| STORED ROWS |
>> begin
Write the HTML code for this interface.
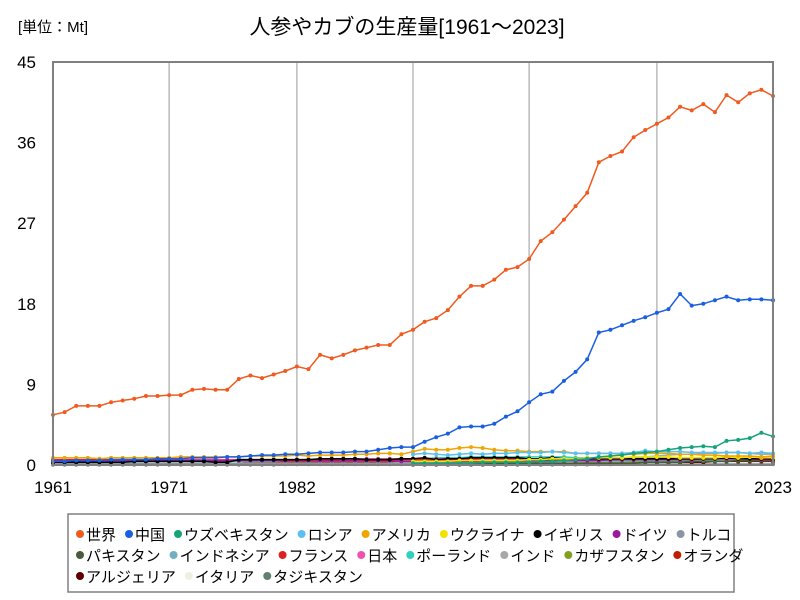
>> end
>> begin
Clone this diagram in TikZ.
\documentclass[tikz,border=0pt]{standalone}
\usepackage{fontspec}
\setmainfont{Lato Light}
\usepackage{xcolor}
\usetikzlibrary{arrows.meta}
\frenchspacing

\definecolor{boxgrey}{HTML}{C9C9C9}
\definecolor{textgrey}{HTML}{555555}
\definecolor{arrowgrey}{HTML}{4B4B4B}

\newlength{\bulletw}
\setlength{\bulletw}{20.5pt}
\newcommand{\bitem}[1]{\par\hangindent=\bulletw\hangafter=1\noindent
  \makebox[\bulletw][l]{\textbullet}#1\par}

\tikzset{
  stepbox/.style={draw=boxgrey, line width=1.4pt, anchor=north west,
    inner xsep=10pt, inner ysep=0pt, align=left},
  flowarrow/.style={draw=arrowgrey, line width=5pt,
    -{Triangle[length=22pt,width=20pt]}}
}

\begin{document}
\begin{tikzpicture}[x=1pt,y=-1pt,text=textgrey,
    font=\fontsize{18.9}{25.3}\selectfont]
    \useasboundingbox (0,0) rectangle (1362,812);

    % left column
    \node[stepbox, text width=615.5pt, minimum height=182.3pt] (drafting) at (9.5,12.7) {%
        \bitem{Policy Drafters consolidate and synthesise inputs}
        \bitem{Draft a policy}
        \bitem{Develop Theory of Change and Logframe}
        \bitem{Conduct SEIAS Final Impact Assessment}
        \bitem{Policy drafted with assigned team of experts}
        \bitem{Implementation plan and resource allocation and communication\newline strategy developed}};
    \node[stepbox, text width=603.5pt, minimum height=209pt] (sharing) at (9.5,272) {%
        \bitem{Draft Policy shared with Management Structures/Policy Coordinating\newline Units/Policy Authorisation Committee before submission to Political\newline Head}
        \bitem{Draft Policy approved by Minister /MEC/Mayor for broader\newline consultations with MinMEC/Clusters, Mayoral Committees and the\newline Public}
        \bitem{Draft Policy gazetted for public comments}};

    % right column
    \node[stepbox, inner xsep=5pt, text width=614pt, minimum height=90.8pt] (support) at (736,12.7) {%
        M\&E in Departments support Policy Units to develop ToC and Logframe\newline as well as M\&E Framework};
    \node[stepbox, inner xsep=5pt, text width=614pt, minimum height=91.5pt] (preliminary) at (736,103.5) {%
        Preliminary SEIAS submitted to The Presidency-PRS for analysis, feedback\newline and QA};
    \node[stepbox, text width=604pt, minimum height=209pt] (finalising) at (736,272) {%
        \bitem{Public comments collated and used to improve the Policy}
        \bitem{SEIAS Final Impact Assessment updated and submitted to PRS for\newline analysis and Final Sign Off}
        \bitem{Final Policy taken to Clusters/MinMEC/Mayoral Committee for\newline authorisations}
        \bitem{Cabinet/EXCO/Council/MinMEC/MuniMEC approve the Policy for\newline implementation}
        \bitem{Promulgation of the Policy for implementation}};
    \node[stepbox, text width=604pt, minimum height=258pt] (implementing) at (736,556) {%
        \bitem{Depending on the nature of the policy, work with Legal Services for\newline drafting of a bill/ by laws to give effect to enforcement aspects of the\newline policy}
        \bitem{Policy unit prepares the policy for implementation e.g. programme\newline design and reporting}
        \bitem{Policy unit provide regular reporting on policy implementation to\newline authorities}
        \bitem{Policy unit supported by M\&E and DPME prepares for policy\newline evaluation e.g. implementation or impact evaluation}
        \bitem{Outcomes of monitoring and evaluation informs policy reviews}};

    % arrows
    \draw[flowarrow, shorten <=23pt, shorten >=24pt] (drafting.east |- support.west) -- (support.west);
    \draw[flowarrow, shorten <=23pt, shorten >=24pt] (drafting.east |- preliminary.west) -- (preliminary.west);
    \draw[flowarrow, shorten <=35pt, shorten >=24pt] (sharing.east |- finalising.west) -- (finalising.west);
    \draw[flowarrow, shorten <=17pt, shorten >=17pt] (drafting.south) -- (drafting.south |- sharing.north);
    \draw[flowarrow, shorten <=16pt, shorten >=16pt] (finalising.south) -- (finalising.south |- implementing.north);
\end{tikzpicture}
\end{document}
>> end
| WHAT IS EXPECTED |
Every line from the one containing "Clone this diagram in TikZ." through the one containing "(0,0) rectangle (1362,812);" is to be given again exactly, both ends included, and no line outside that range.

| FULL RESPONSE |
Clone this diagram in TikZ.
\documentclass[tikz,border=0pt]{standalone}
\usepackage{fontspec}
\setmainfont{Lato Light}
\usepackage{xcolor}
\usetikzlibrary{arrows.meta}
\frenchspacing

\definecolor{boxgrey}{HTML}{C9C9C9}
\definecolor{textgrey}{HTML}{555555}
\definecolor{arrowgrey}{HTML}{4B4B4B}

\newlength{\bulletw}
\setlength{\bulletw}{20.5pt}
\newcommand{\bitem}[1]{\par\hangindent=\bulletw\hangafter=1\noindent
  \makebox[\bulletw][l]{\textbullet}#1\par}

\tikzset{
  stepbox/.style={draw=boxgrey, line width=1.4pt, anchor=north west,
    inner xsep=10pt, inner ysep=0pt, align=left},
  flowarrow/.style={draw=arrowgrey, line width=5pt,
    -{Triangle[length=22pt,width=20pt]}}
}

\begin{document}
\begin{tikzpicture}[x=1pt,y=-1pt,text=textgrey,
    font=\fontsize{18.9}{25.3}\selectfont]
    \useasboundingbox (0,0) rectangle (1362,812);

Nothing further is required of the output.